Em sua opinião, o PNI é excelente, no entanto, não foi valorizado nem defendido pelo Governo Federal. “O ministro, que nem é tão novo assim [no cargo], está querendo resgatar, agora, uma credibilidade do governo federal em cima de toda a bagunça que houve antes, e os estados tiveram que seguir sua orientação própria, porque o ministério não tomava sua posição, inicialmente”, analisou.

Ele salienta, inclusive, que estados como São Paulo aproveitaram o vazio de gestão federal para fazer política. Como produtor de vacinas, o governo de São Paulo disponibiliza mais doses em sua vacinação, porque elas não são adquiridas pelo PNI, “até porque quer mostrar que vacina mais”.

Por que só a Pfizer?

Segundo Queiroga, estados estariam aplicando vacinas de outros fabricantes além da Pfizer, que é o único autorizado pela Anvisa para menores de idade. Segundo ele, quase 3,5 milhões de adolescentes já receberam o imunizante. De acordo com um gráfico exibido durante a apresentação, foram aplicadas mais de 26 mil doses de vacinas que não foram autorizadas para adolescentes.

Boulos explica que laboratórios como a Pfizer são extremamente poderosos e ricos, podendo fabricar muito mais rápido que os estatais, com muito dinheiro, para gerar lucros a seus acionistas. “Não tem como competir com eles em termo de velocidade de produção e de pesquisa”, diz ele. Mas o especialista considera que vacinas de primeira geração como a Coronavac, com vírus inativados, já deveriam ter autorização da Anvisa, pois são conhecidas pela segurança e “não haveria inconveniente em aplicá-las nessa população”. “Se formos esperar estudos abrangentes e rápidos como a Pfizer faz, vamos ficar reféns das multinacionais”, disse.

Dr. Boulos quer acreditar que a interrupção da vacinação de adolescentes, exigida pelo Ministério, seja por falta de vacinas, em alguns estados, para pessoas mais idosas. No entanto, segundo o ministro, a vacinação foi interrompida para investigação de eventos adversos, e que não será retomada até que haja evidências científicas “sólidas”. O secretário de Vigilância em Saúde, Arnaldo Medeiros, afirmou que foram registrados cerca de 1.500 episódios leves dentre esses 3,5 milhões de adolescentes vacinados. Queiroga chegou a negar que a suspensão tenha acontecido por falta de doses. O ministro criticou o que chamou de “pressa” dos estados, dizendo que alguns encaram a imunização como uma “corrida” e que “exibem como se fosse um troféu”.
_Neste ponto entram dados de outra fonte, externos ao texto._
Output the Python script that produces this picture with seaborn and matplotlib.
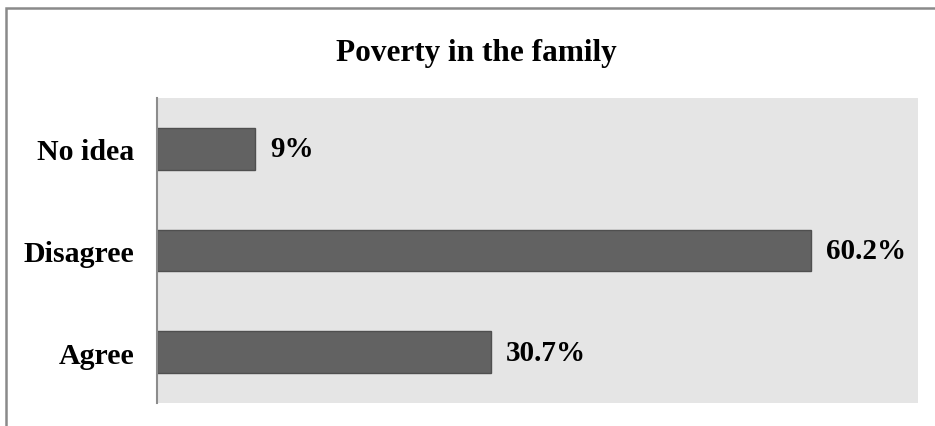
import matplotlib
matplotlib.use("Agg")
import matplotlib.pyplot as plt
import matplotlib.patches as mpatches
import seaborn as sns
import pandas as pd

categories = ["No idea", "Disagree", "Agree"]
percentages = [9.0, 60.2, 30.7]
value_labels = ["9%", "60.2%", "30.7%"]
title_text = "Poverty in the family"

sns.set_theme(style="white")
plt.rcParams["font.family"] = ["Liberation Serif", "DejaVu Serif"]

df = pd.DataFrame({"category": categories, "pct": percentages})

fig = plt.figure(figsize=(9.35, 4.27), dpi=100)
fig.patch.set_facecolor("white")

# outer frame around the chart
frame = mpatches.Rectangle((6 / 935, -0.1), 1.2, (427 - 9) / 427 + 0.1,
                           transform=fig.transFigure, fill=False,
                           edgecolor="#8a8a8a", linewidth=1.8, zorder=0)
fig.patches.append(frame)

ax = fig.add_axes([157 / 935, 23 / 427, 761 / 935, 305 / 427])
ax.set_facecolor("#e5e5e5")

sns.barplot(data=df, x="pct", y="category", order=categories, orient="h",
            color="#626262", saturation=1, width=0.41,
            edgecolor="#4f4f4f", linewidth=1.0, ax=ax)

ax.set_xlim(0, 70)
ax.set_ylim(2.5, -0.5)
ax.set_xlabel("")
ax.set_ylabel("")
ax.set_xticks([])
ax.tick_params(axis="y", length=0, pad=16.5)
for lbl in ax.get_yticklabels():
    lbl.set_fontweight("bold")
    lbl.set_fontsize(21.5)
    lbl.set_color("black")

for side in ["top", "right", "bottom"]:
    ax.spines[side].set_visible(False)
ax.spines["left"].set_color("#8c8c8c")
ax.spines["left"].set_linewidth(1.5)

for i, (v, txt) in enumerate(zip(percentages, value_labels)):
    ax.annotate(txt, xy=(v, i), xytext=(15, 0), textcoords="offset pixels",
                ha="left", va="center", fontsize=21, fontweight="bold",
                color="black")

fig.text(476 / 935, 1 - 54 / 427, title_text, ha="center", va="center",
         fontsize=22.5, fontweight="bold", color="black")

fig.savefig("out.png", dpi=100)
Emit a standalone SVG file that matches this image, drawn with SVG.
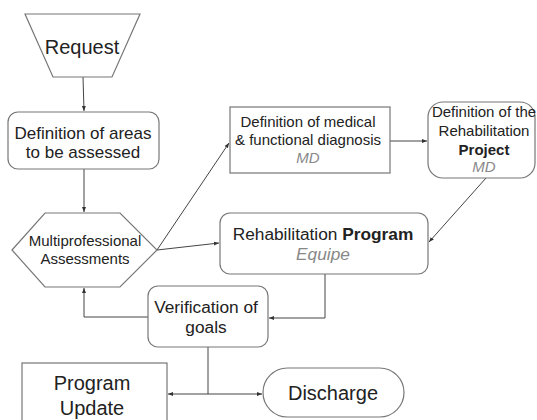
<svg xmlns="http://www.w3.org/2000/svg" width="537" height="420" viewBox="0 0 537 420">
<defs>
<marker id="ah" viewBox="0 0 10 10" refX="10" refY="5" markerWidth="5" markerHeight="5" orient="auto" markerUnits="userSpaceOnUse">
<path d="M0,1 L10,5 L0,9 z" fill="#333"/>
</marker>
<style>
.shape{fill:#fff;stroke:#777;stroke-width:1.2}
.t{font-family:"Liberation Sans",Arial,sans-serif;fill:#222;text-anchor:middle}
.g{fill:#888;font-style:italic}
.c{fill:none;stroke:#444;stroke-width:1;marker-end:url(#ah)}
.l{fill:none;stroke:#444;stroke-width:1}
</style>
</defs>
<rect width="537" height="420" fill="#fff"/>
<g id="connectors">
<line class="c" x1="83" y1="77" x2="84" y2="111"/>
<line class="c" x1="84" y1="169" x2="84" y2="212"/>
<line class="c" x1="157" y1="250" x2="229" y2="143"/>
<line class="c" x1="157" y1="250" x2="219" y2="243"/>
<line class="c" x1="390" y1="141" x2="427" y2="141"/>
<line class="c" x1="486" y1="178" x2="429" y2="242"/>
<polyline class="c" points="325,274 325,318 269,318"/>
<polyline class="c" points="148,317 84,317 84,288"/>
<line class="l" x1="208" y1="347" x2="208" y2="394"/>
<line class="c" x1="208" y1="394" x2="168" y2="394"/>
<line class="c" x1="208" y1="394" x2="262" y2="394"/>
</g>
<g id="request">
<polygon class="shape" points="25,14 140,14 112,77 53,77"/>
<text class="t" x="82" y="54" font-size="20">Request</text>
</g>
<g id="areas">
<rect class="shape" x="8" y="112" width="151" height="57" rx="10"/>
<text class="t" x="83" y="139" font-size="17">Definition of areas</text>
<text class="t" x="83" y="158" font-size="17">to be assessed</text>
</g>
<g id="assessments">
<polygon class="shape" points="12,250 45,213 120,213 157,250 120,287 45,287"/>
<text class="t" x="85" y="246" font-size="15">Multiprofessional</text>
<text class="t" x="85" y="264" font-size="15">Assessments</text>
</g>
<g id="diagnosis">
<rect class="shape" x="230" y="107" width="160" height="66"/>
<text class="t" x="308" y="127" font-size="15">Definition of medical</text>
<text class="t" x="308" y="145" font-size="15">&amp; functional diagnosis</text>
<text class="t g" x="308" y="163" font-size="15">MD</text>
</g>
<g id="project">
<rect class="shape" x="428" y="102" width="107" height="76" rx="15"/>
<text class="t" x="484" y="117" font-size="15">Definition of the</text>
<text class="t" x="484" y="136" font-size="15">Rehabilitation</text>
<text class="t" x="484" y="155" font-size="15" font-weight="bold">Project</text>
<text class="t g" x="484" y="172" font-size="15">MD</text>
</g>
<g id="program">
<rect class="shape" x="220" y="213" width="208" height="61" rx="10"/>
<text class="t" x="323" y="240" font-size="17.3">Rehabilitation <tspan font-weight="bold">Program</tspan></text>
<text class="t g" x="323" y="260" font-size="17.3">Equipe</text>
</g>
<g id="verification">
<rect class="shape" x="148" y="286" width="120" height="61" rx="10"/>
<text class="t" x="206" y="313" font-size="17.3">Verification of</text>
<text class="t" x="206" y="333" font-size="17.3">goals</text>
</g>
<g id="update">
<rect class="shape" x="22" y="363" width="145" height="70"/>
<text class="t" x="92" y="390" font-size="20">Program</text>
<text class="t" x="92" y="415" font-size="20">Update</text>
</g>
<g id="discharge">
<rect class="shape" x="263" y="368" width="141" height="49" rx="24.5"/>
<text class="t" x="333" y="400" font-size="20">Discharge</text>
</g>
</svg>
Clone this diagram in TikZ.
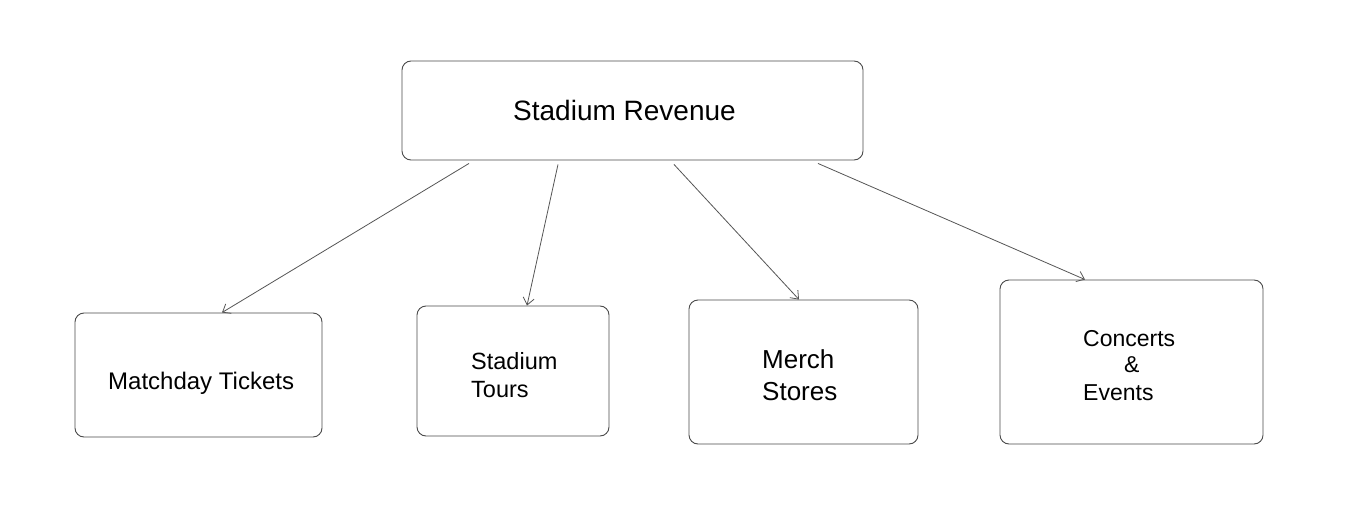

O ministro Queiroga, até então, era favorável à vacinação de adolescentes e havia previsto o início da imunização para todos os jovens assim que os adultos tivessem a primeira dose. A prefeitura de São Paulo e do Rio disseram que vão manter a vacinação de adolescentes sem comorbidades, apesar da recomendação do ministério. Outros países aplicam a vacina contra covid-19 em adolescentes, como os Estados Unidos, Chile, Israel, França e outros.

Outros especialistas criticaram a decisão do Ministério. Para a pneumologista e pesquisadora da Fiocruz (Fundação Oswaldo Cruz), Margareth Dalcomo, a suspensão é “inoportuna” e gera “insegurança, tumulto e medo”. O epidemiologista Pedro Hallal classificou a interrupção como “100% errada”. “Até quando vão tratar a pandemia com uma abordagem clínica, e não coletiva? É verdade que a maioria dos adolescentes não terá caso grave, mas quanto mais gente vacinada, mais difícil pro vírus circular”, escreveu Hallal em sua conta no Twitter.

As principais entidades representativas dos secretários de saúde cobraram da Anvisa (Agência Nacional de Vigilância Sanitária) uma posição oficial sobre a decisão da pasta. O Conass (Conselho Nacional de Secretários de Saúde) e o Conasems (Conselho Nacional de Secretarias Municipais de Saúde) disseram ter encaminhado um ofício na manhã de hoje ao diretor-presidente da Anvisa, Antônio Barra Torres.